The Dickinson family had lived outside of New York City during 9/11, and said the sensation in Boston was similar, to that time.
“We kept hearing reports that said to keep moving. The sense of being in a big city, with that much police presence, is strange. You aren’t used to seeing the National Guard with their big guns in a city. To see them and know they’re not there for a parade or a ceremony; it’s surreal.
“There were a lot of scared families,” she continued. “At the time, we didn’t know if there were more [bombs]. I just kept thinking, ‘Who would bomb the Boston marathon? Who would bomb anything?’”
Dickinson said that she was most surprised at the attack on the marathon because of the camaraderie and sportsmanship that is typical to the sport.
“Walking around Boston that weekend was amazing. You felt like a celebrity,” she said, indicating her official Boston marathon track jacket, that designated her as a participant. “I met so many people, from all over the world. It’s the only sport where you can compete with the best in the sport; with people who have run in the Olympics. That experience is going to be hard to top.”
Dickinson said that, despite everything that happened, she still plans to continue running marathons, including Boston. Her training partner, Heather Sopko, qualified for the Boston marathon on the same day as Dickinson ran, and she said she wants to try to run the race with her friend, next year.
This was Dickinson’s third marathon, part of what she called her “mid-life adventure.
“I’m a latecomer to the sport. I turned 45 and started training,” she said, with a laugh. “It’s addicting.
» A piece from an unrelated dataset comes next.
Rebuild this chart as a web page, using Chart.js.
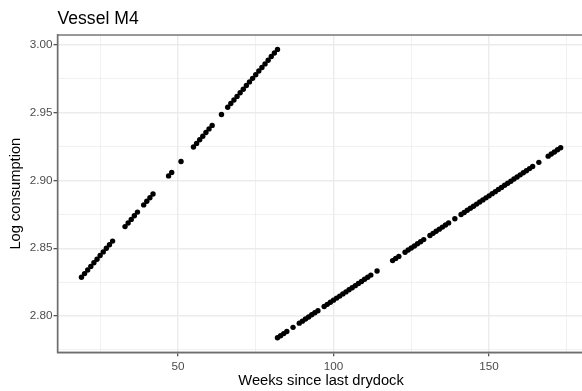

And it’s cheaper than a Ferrari!”
Dickinson said that she credits the Sole Sisters running club for keeping her on track, during training runs that got progressively longer, as time went on. She also thanked her friends, back home, who interrupted a baseball game to tell her husband and son that she and the rest of the family were OK, after the bombs went off.
“We were very, very lucky,” she said. “And it’s great to have such wonderful people to help us out, in a time like this.”
Dickinson said that she also went to the Run for Boston solidarity run, held in Delaware Park in Buffalo on April 20, to raise money and awareness for Boston marathon bombing victims.
“It was a beautiful day, just like in Boston. And it was so wonderful, to see so many people come out, to show their support. It helped, to see that.”
Dickinson said that she thinks people will be more aware of potential security risks, in future races.
“The best security is the security you don’t see,” she said. “If I really saw something suspicious, I think I would clear the area. I don’t think I would confront the person, because you never know if they’re wearing a [suicide bomb] vest. If there’s something we learned, it’s that there are a lot of cameras.”
Dickinson said she also found closure in the arrest of suspect Tamerlan Tsarnaev, although she was scared for the people of Boston, during the lock down and events leading to his apprehension.
“I was afraid for Paul, who was from Cambridge,” she said. “I was just glued to the coverage. I still am. I couldn’t rest knowing someone got away with it. I still can’t. It still doesn’t make sense to me.
“You don’t get hurt, during a marathon,” Dickinson said, of her attitude toward the sport and her participation.
“You might get out of breath, or fall and bruise your ego. But when the bombs went off, the winners had finished and were off having dinner, by then. The international runners were done. These were regular people; people like me and the other runners I know. I’m angry. They struck my sport. It’s not right.”